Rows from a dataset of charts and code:
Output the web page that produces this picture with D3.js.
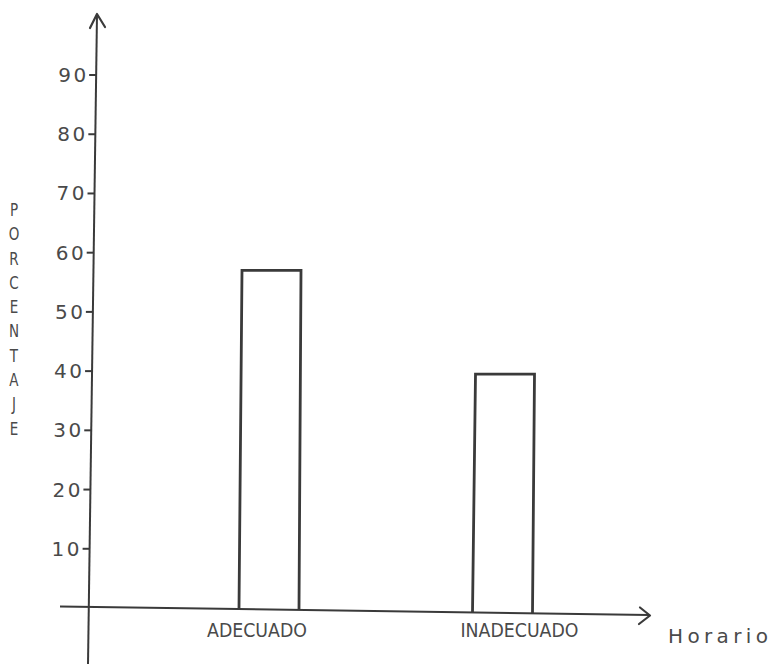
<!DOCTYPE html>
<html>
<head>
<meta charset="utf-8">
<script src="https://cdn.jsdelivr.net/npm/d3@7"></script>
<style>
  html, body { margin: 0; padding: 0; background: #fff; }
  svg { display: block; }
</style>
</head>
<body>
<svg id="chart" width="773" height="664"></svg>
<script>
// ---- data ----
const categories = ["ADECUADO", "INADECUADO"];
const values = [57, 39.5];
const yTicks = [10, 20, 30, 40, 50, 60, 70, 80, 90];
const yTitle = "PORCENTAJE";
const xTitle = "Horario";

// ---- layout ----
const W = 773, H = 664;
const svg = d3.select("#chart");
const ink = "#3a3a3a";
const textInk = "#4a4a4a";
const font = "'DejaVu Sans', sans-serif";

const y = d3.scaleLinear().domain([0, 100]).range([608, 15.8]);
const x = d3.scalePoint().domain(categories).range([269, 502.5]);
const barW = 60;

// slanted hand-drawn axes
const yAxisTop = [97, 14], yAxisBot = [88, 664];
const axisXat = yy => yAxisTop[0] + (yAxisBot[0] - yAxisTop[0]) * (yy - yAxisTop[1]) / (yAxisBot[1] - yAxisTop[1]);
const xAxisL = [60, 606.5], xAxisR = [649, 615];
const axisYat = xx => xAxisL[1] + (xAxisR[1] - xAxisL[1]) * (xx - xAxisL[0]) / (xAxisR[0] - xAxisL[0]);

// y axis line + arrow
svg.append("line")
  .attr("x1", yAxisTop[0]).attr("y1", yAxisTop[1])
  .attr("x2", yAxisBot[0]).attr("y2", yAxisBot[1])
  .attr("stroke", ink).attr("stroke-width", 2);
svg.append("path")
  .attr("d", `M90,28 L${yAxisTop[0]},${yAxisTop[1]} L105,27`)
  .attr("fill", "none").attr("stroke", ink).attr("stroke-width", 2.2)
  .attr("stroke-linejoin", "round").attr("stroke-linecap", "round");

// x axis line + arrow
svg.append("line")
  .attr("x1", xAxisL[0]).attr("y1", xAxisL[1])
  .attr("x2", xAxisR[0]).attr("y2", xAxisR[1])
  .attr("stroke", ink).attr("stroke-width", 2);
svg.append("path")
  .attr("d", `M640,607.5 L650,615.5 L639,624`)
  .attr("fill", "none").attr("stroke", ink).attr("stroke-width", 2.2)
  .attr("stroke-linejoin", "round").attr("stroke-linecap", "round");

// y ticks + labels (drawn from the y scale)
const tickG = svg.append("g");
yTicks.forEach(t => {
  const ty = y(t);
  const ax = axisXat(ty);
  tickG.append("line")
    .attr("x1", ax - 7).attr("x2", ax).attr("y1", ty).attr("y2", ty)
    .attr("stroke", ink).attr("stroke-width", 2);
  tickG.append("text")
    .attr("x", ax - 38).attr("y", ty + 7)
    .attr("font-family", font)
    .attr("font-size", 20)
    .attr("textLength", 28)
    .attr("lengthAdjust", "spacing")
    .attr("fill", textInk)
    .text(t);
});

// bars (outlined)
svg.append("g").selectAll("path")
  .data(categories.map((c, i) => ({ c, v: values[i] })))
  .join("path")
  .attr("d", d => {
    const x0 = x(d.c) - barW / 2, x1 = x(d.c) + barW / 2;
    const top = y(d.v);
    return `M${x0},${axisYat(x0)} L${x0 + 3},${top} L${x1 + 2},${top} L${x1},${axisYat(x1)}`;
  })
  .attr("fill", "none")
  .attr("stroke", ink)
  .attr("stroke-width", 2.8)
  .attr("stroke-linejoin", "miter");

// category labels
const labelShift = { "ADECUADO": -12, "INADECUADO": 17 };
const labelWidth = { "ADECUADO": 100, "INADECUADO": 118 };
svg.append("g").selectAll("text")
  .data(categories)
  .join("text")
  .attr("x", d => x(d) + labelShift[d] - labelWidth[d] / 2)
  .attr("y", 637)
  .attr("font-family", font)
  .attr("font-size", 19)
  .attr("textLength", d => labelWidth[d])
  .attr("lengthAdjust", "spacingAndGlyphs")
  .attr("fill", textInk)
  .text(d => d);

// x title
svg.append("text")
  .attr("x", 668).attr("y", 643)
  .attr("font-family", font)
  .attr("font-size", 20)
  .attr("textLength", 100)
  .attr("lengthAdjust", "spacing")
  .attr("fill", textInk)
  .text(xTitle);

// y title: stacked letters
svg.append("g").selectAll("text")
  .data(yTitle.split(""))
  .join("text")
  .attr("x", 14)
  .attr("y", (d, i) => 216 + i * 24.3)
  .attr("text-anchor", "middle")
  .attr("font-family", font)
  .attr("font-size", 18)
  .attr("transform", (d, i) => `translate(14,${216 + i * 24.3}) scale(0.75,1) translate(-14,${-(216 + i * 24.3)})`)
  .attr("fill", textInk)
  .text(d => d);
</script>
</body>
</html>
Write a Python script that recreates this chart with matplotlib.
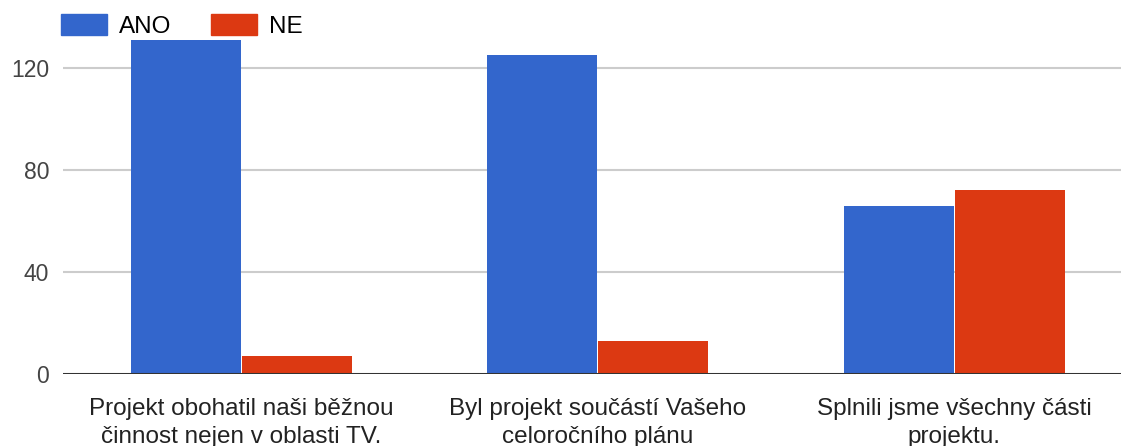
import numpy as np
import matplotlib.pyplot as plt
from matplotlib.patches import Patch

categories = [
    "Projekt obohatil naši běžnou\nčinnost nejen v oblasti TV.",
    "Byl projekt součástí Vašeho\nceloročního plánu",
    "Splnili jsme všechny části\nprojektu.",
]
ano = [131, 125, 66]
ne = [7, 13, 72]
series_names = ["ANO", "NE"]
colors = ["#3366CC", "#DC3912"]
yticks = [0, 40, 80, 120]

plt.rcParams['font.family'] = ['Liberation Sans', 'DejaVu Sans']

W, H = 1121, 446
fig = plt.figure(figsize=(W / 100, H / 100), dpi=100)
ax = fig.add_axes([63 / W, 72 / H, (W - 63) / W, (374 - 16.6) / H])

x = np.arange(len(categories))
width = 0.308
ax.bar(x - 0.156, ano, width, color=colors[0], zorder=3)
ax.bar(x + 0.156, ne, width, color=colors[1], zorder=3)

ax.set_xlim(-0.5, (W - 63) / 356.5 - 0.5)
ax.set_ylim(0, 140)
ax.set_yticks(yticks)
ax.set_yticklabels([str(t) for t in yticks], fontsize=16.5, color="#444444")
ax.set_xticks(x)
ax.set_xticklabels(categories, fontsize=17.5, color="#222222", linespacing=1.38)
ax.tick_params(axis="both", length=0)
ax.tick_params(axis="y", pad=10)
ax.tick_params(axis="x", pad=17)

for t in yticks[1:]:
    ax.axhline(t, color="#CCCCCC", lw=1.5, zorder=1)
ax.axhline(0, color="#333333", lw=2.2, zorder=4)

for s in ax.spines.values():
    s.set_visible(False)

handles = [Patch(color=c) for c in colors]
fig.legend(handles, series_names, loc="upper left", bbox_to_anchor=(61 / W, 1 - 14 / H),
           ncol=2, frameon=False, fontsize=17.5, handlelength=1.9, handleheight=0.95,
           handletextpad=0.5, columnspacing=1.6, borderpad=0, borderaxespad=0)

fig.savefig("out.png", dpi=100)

DIRECTIONS. Make an exact copy of the records above, with the pictures left out.

RESPONSE.
Output the web page that produces this picture with D3.js.
<!DOCTYPE html>
<html>
<head>
<meta charset="utf-8">
<script src="https://cdn.jsdelivr.net/npm/d3@7"></script>
<style>
  html, body { margin: 0; padding: 0; background: #fff; }
  svg { display: block; }
</style>
</head>
<body>
<svg id="chart" width="773" height="664"></svg>
<script>
// ---- data ----
const categories = ["ADECUADO", "INADECUADO"];
const values = [57, 39.5];
const yTicks = [10, 20, 30, 40, 50, 60, 70, 80, 90];
const yTitle = "PORCENTAJE";
const xTitle = "Horario";

// ---- layout ----
const W = 773, H = 664;
const svg = d3.select("#chart");
const ink = "#3a3a3a";
const textInk = "#4a4a4a";
const font = "'DejaVu Sans', sans-serif";

const y = d3.scaleLinear().domain([0, 100]).range([608, 15.8]);
const x = d3.scalePoint().domain(categories).range([269, 502.5]);
const barW = 60;

// slanted hand-drawn axes
const yAxisTop = [97, 14], yAxisBot = [88, 664];
const axisXat = yy => yAxisTop[0] + (yAxisBot[0] - yAxisTop[0]) * (yy - yAxisTop[1]) / (yAxisBot[1] - yAxisTop[1]);
const xAxisL = [60, 606.5], xAxisR = [649, 615];
const axisYat = xx => xAxisL[1] + (xAxisR[1] - xAxisL[1]) * (xx - xAxisL[0]) / (xAxisR[0] - xAxisL[0]);

// y axis line + arrow
svg.append("line")
  .attr("x1", yAxisTop[0]).attr("y1", yAxisTop[1])
  .attr("x2", yAxisBot[0]).attr("y2", yAxisBot[1])
  .attr("stroke", ink).attr("stroke-width", 2);
svg.append("path")
  .attr("d", `M90,28 L${yAxisTop[0]},${yAxisTop[1]} L105,27`)
  .attr("fill", "none").attr("stroke", ink).attr("stroke-width", 2.2)
  .attr("stroke-linejoin", "round").attr("stroke-linecap", "round");

// x axis line + arrow
svg.append("line")
  .attr("x1", xAxisL[0]).attr("y1", xAxisL[1])
  .attr("x2", xAxisR[0]).attr("y2", xAxisR[1])
  .attr("stroke", ink).attr("stroke-width", 2);
svg.append("path")
  .attr("d", `M640,607.5 L650,615.5 L639,624`)
  .attr("fill", "none").attr("stroke", ink).attr("stroke-width", 2.2)
  .attr("stroke-linejoin", "round").attr("stroke-linecap", "round");

// y ticks + labels (drawn from the y scale)
const tickG = svg.append("g");
yTicks.forEach(t => {
  const ty = y(t);
  const ax = axisXat(ty);
  tickG.append("line")
    .attr("x1", ax - 7).attr("x2", ax).attr("y1", ty).attr("y2", ty)
    .attr("stroke", ink).attr("stroke-width", 2);
  tickG.append("text")
    .attr("x", ax - 38).attr("y", ty + 7)
    .attr("font-family", font)
    .attr("font-size", 20)
    .attr("textLength", 28)
    .attr("lengthAdjust", "spacing")
    .attr("fill", textInk)
    .text(t);
});

// bars (outlined)
svg.append("g").selectAll("path")
  .data(categories.map((c, i) => ({ c, v: values[i] })))
  .join("path")
  .attr("d", d => {
    const x0 = x(d.c) - barW / 2, x1 = x(d.c) + barW / 2;
    const top = y(d.v);
    return `M${x0},${axisYat(x0)} L${x0 + 3},${top} L${x1 + 2},${top} L${x1},${axisYat(x1)}`;
  })
  .attr("fill", "none")
  .attr("stroke", ink)
  .attr("stroke-width", 2.8)
  .attr("stroke-linejoin", "miter");

// category labels
const labelShift = { "ADECUADO": -12, "INADECUADO": 17 };
const labelWidth = { "ADECUADO": 100, "INADECUADO": 118 };
svg.append("g").selectAll("text")
  .data(categories)
  .join("text")
  .attr("x", d => x(d) + labelShift[d] - labelWidth[d] / 2)
  .attr("y", 637)
  .attr("font-family", font)
  .attr("font-size", 19)
  .attr("textLength", d => labelWidth[d])
  .attr("lengthAdjust", "spacingAndGlyphs")
  .attr("fill", textInk)
  .text(d => d);

// x title
svg.append("text")
  .attr("x", 668).attr("y", 643)
  .attr("font-family", font)
  .attr("font-size", 20)
  .attr("textLength", 100)
  .attr("lengthAdjust", "spacing")
  .attr("fill", textInk)
  .text(xTitle);

// y title: stacked letters
svg.append("g").selectAll("text")
  .data(yTitle.split(""))
  .join("text")
  .attr("x", 14)
  .attr("y", (d, i) => 216 + i * 24.3)
  .attr("text-anchor", "middle")
  .attr("font-family", font)
  .attr("font-size", 18)
  .attr("transform", (d, i) => `translate(14,${216 + i * 24.3}) scale(0.75,1) translate(-14,${-(216 + i * 24.3)})`)
  .attr("fill", textInk)
  .text(d => d);
</script>
</body>
</html>
Write a Python script that recreates this chart with matplotlib.
import numpy as np
import matplotlib.pyplot as plt
from matplotlib.patches import Patch

categories = [
    "Projekt obohatil naši běžnou\nčinnost nejen v oblasti TV.",
    "Byl projekt součástí Vašeho\nceloročního plánu",
    "Splnili jsme všechny části\nprojektu.",
]
ano = [131, 125, 66]
ne = [7, 13, 72]
series_names = ["ANO", "NE"]
colors = ["#3366CC", "#DC3912"]
yticks = [0, 40, 80, 120]

plt.rcParams['font.family'] = ['Liberation Sans', 'DejaVu Sans']

W, H = 1121, 446
fig = plt.figure(figsize=(W / 100, H / 100), dpi=100)
ax = fig.add_axes([63 / W, 72 / H, (W - 63) / W, (374 - 16.6) / H])

x = np.arange(len(categories))
width = 0.308
ax.bar(x - 0.156, ano, width, color=colors[0], zorder=3)
ax.bar(x + 0.156, ne, width, color=colors[1], zorder=3)

ax.set_xlim(-0.5, (W - 63) / 356.5 - 0.5)
ax.set_ylim(0, 140)
ax.set_yticks(yticks)
ax.set_yticklabels([str(t) for t in yticks], fontsize=16.5, color="#444444")
ax.set_xticks(x)
ax.set_xticklabels(categories, fontsize=17.5, color="#222222", linespacing=1.38)
ax.tick_params(axis="both", length=0)
ax.tick_params(axis="y", pad=10)
ax.tick_params(axis="x", pad=17)

for t in yticks[1:]:
    ax.axhline(t, color="#CCCCCC", lw=1.5, zorder=1)
ax.axhline(0, color="#333333", lw=2.2, zorder=4)

for s in ax.spines.values():
    s.set_visible(False)

handles = [Patch(color=c) for c in colors]
fig.legend(handles, series_names, loc="upper left", bbox_to_anchor=(61 / W, 1 - 14 / H),
           ncol=2, frameon=False, fontsize=17.5, handlelength=1.9, handleheight=0.95,
           handletextpad=0.5, columnspacing=1.6, borderpad=0, borderaxespad=0)

fig.savefig("out.png", dpi=100)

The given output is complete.